The SPDR S&P Banks ETF, or KBE, made a similar breakout as the S&P Financials in exceeding the entire downtrend from 2015 which had already been tested once before nearly three months ago. The act of getting above both July highs as well as the minor downtrend from late last year is seen as a positive and should allow KBE to continue up to $34 to test prior month's highs, if not exceed this level.
The ratio of KRE to KBE looks to be stabilizing after its breakout above late November/December highs followed by consolidation in the last month. The act of holding losses right near prior peaks is seen as a good sign, and now KRE has shown initial signs of trying to move back higher. Given the bullish structure in this ratio since late last year, one should still consider Regionals as a good technical bet vs the Banks ETF, and favor this group for relative outperformance within the Financial sector.
Broker Dealer stocks have made sharp gains relative to the broader XLF in recent weeks breaking above the initial downtrend from last year and look poised to show further outperformance at this point which could challenge the trend from last June.

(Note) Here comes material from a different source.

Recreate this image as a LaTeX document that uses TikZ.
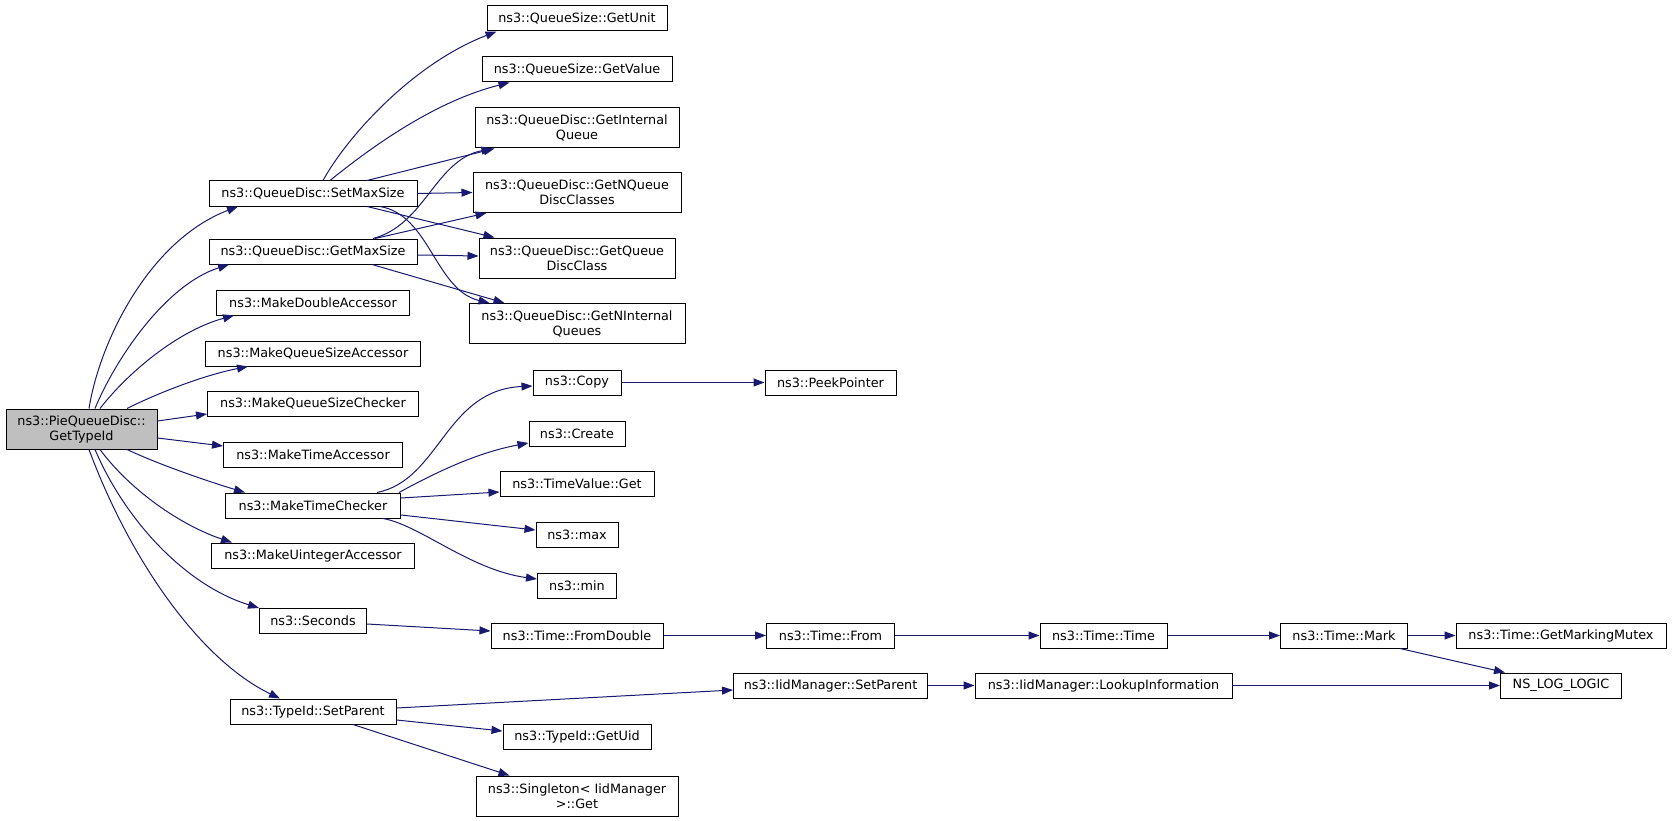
\documentclass[tikz,border=0pt]{standalone}
\usepackage{fontspec}
\setmainfont{DejaVu Sans}
\usetikzlibrary{arrows.meta}
\definecolor{edgeblue}{HTML}{191970}
\definecolor{rootgray}{HTML}{BFBFBF}
\begin{document}
\begin{tikzpicture}[x=1pt,y=-1pt,
  box/.style={draw=black, line width=1pt, fill=white, inner sep=0pt, minimum height=25pt, align=center, font=\fontsize{12.8}{15}\selectfont},
  tall/.style={minimum height=40pt},
  edge/.style={draw=edgeblue, line width=1pt, -{Triangle[length=11pt,width=8pt]}}]
\path[use as bounding box] (0,0) rectangle (1672,821);
% root
\node[box, tall, fill=rootgray, minimum width=151pt] (A) at (81.5,429) {ns3::PieQueueDisc::\\GetTypeId};
% column 2
\node[box, minimum width=208pt] (S) at (313,193.5) {ns3::QueueDisc::SetMaxSize};
\node[box, minimum width=208pt] (G) at (313,251.5) {ns3::QueueDisc::GetMaxSize};
\node[box, minimum width=193pt] (MDA) at (313,302.5) {ns3::MakeDoubleAccessor};
\node[box, minimum width=215pt] (MQSA) at (313,353.5) {ns3::MakeQueueSizeAccessor};
\node[box, minimum width=211pt] (MQSC) at (313,403.5) {ns3::MakeQueueSizeChecker};
\node[box, minimum width=179pt] (MTA) at (313,454.5) {ns3::MakeTimeAccessor};
\node[box, minimum width=175pt] (MTC) at (313,505.5) {ns3::MakeTimeChecker};
\node[box, minimum width=203pt] (MUA) at (313,555.5) {ns3::MakeUintegerAccessor};
\node[box, minimum width=107pt] (SEC) at (313,621) {ns3::Seconds};
\node[box, minimum width=166pt] (TSP) at (313,711.5) {ns3::TypeId::SetParent};
% column 3
\node[box, minimum width=180pt] (GU) at (577,18.5) {ns3::QueueSize::GetUnit};
\node[box, minimum width=190pt] (GV) at (577,69.5) {ns3::QueueSize::GetValue};
\node[box, tall, minimum width=204pt] (GIQ) at (577,128) {ns3::QueueDisc::GetInternal\\Queue};
\node[box, tall, minimum width=208pt] (GNQDC) at (577,192.5) {ns3::QueueDisc::GetNQueue\\DiscClasses};
\node[box, tall, minimum width=196pt] (GQDC) at (577,258) {ns3::QueueDisc::GetQueue\\DiscClass};
\node[box, tall, minimum width=216pt] (GNIQ) at (577,323.5) {ns3::QueueDisc::GetNInternal\\Queues};
\node[box, minimum width=88pt] (CP) at (577,382.5) {ns3::Copy};
\node[box, minimum width=96pt] (CR) at (577,433.5) {ns3::Create};
\node[box, minimum width=154pt] (TVG) at (577,484) {ns3::TimeValue::Get};
\node[box, minimum width=82pt] (MX) at (577,534.5) {ns3::max};
\node[box, minimum width=79pt] (MN) at (577,585.5) {ns3::min};
\node[box, minimum width=172pt] (FD) at (577,635.5) {ns3::Time::FromDouble};
\node[box, minimum width=148pt] (GUID) at (577,737) {ns3::TypeId::GetUid};
\node[box, tall, minimum width=202pt] (SG) at (577,796) {ns3::Singleton< IidManager\\ >::Get};
% column 4
\node[box, minimum width=131pt] (PP) at (830.5,382.5) {ns3::PeekPointer};
\node[box, minimum width=128pt] (TF) at (830.5,635.5) {ns3::Time::From};
\node[box, minimum width=194pt] (ISP) at (830.5,685.5) {ns3::IidManager::SetParent};
% column 5
\node[box, minimum width=127pt] (TT) at (1103.5,635.5) {ns3::Time::Time};
\node[box, minimum width=257pt] (LI) at (1103.5,685.5) {ns3::IidManager::LookupInformation};
% column 6
\node[box, minimum width=127pt] (TM) at (1344,635.5) {ns3::Time::Mark};
% column 7
\node[box, minimum width=210pt] (GMM) at (1561,635.5) {ns3::Time::GetMarkingMutex};
\node[box, minimum width=121pt] (NLL) at (1561,685.5) {NS\_LOG\_LOGIC};
% edges from root
\draw[edge] ([xshift=7.5pt]A.north) .. controls (100,340) and (150,240) .. ([xshift=-75pt]S.south);
\draw[edge] ([xshift=13.5pt]A.north) .. controls (115,360) and (165,285) .. ([xshift=-84pt]G.south);
\draw[edge] ([xshift=18.5pt]A.north) .. controls (130,370) and (180,330) .. ([xshift=-79pt]MDA.south);
\draw[edge] ([xshift=45.5pt]A.north) .. controls (160,392) and (205,375) .. ([xshift=-65pt]MQSA.south);
\draw[edge] ([yshift=8pt]A.east) -- ([yshift=-10.5pt]MQSC.west);
\draw[edge] ([yshift=-9pt]A.east) -- ([yshift=8.5pt]MTA.west);
\draw[edge] ([xshift=45.5pt]A.south) .. controls (160,465) and (210,482) .. ([xshift=-68pt]MTC.north);
\draw[edge] ([xshift=18.5pt]A.south) .. controls (130,490) and (180,525) .. ([xshift=-81pt]MUA.north);
\draw[edge] ([xshift=13.5pt]A.south) .. controls (125,520) and (185,585) .. (SEC.north west);
\draw[edge] ([xshift=7.5pt]A.south) .. controls (130,560) and (200,660) .. ([xshift=-33pt]TSP.north);
% SetMaxSize
\draw[edge] ([xshift=10pt]S.north) .. controls (345,140) and (410,65) .. ([xshift=10pt]GU.south west);
\draw[edge] ([xshift=17pt]S.north) .. controls (380,140) and (440,100) .. ([xshift=28pt]GV.south west);
\draw[edge] ([xshift=54pt]S.north) -- ([xshift=20pt]GIQ.south west);
\draw[edge] (S.east) -- (GNQDC.west);
\draw[edge] ([xshift=54pt]S.south) -- ([xshift=16pt]GQDC.north west);
\draw[edge] ([xshift=67pt]S.south) .. controls (430,215) and (435,290) .. ([xshift=21pt]GNIQ.north west);
% GetMaxSize
\draw[edge] ([xshift=60pt]G.north) .. controls (425,225) and (435,160) .. ([xshift=18pt]GIQ.south west);
\draw[edge] ([xshift=62pt]G.north) -- ([xshift=14pt]GNQDC.south west);
\draw[edge] ([yshift=-3.5pt]G.east) -- ([yshift=2pt]GQDC.west);
\draw[edge] ([xshift=59pt]G.south) -- ([xshift=36pt]GNIQ.north west);
% MakeTimeChecker
\draw[edge] ([xshift=64pt]MTC.north) .. controls (440,480) and (445,390) .. ([yshift=-3.5pt]CP.west);
\draw[edge] ([xshift=-2pt]MTC.north east) .. controls (440,470) and (480,452) .. ([yshift=-9.5pt]CR.west);
\draw[edge] ([yshift=7.5pt]MTC.east) -- ([yshift=-8pt]TVG.west);
\draw[edge] ([yshift=-9.5pt]MTC.east) -- ([yshift=4.5pt]MX.west);
\draw[edge] ([xshift=70pt]MTC.south) .. controls (420,525) and (470,570) .. ([yshift=6.5pt]MN.west);
\draw[edge] (CP.east) -- (PP.west);
% Seconds chain
\draw[edge] ([yshift=-3pt]SEC.east) -- ([yshift=4.5pt]FD.west);
\draw[edge] (FD.east) -- (TF.west);
\draw[edge] (TF.east) -- (TT.west);
\draw[edge] (TT.east) -- (TM.west);
\draw[edge] (TM.east) -- (GMM.west);
\draw[edge] ([xshift=56pt]TM.south) -- ([xshift=5pt]NLL.north west);
% SetParent
\draw[edge] ([yshift=3.5pt]TSP.east) -- ([yshift=-4.5pt]ISP.west);
\draw[edge] ([yshift=-8.5pt]TSP.east) -- ([yshift=6pt]GUID.west);
\draw[edge] ([xshift=40pt]TSP.south) -- ([xshift=34pt]SG.north west);
\draw[edge] (ISP.east) -- (LI.west);
\draw[edge] (LI.east) -- (NLL.west);
\end{tikzpicture}
\end{document}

For now, stocks like GS, and MS both look poised to accelerate in the weeks ahead, and are challenging areas of resistance that likely will give way given the recent action in the XLF, KBE, KRE and IAI.
Equity Put/call ratio is one of the few things suggesting a cautionary stance when considering "chasing" this rally back to new highs, as this ratio is testing lows of the year and beginning to show evidence of real complacency. At .52, we're seeing nearly 2 calls being bought for every put in the Equity space and the move back down to extremes of the year is a little discomforting from a sentiment perspective when considering that most are witnessing this rise to new highs and are taking it much more seriously than what was seen a few months ago. From a contrarian perspective, this move back to new lows is a minor concern, for now.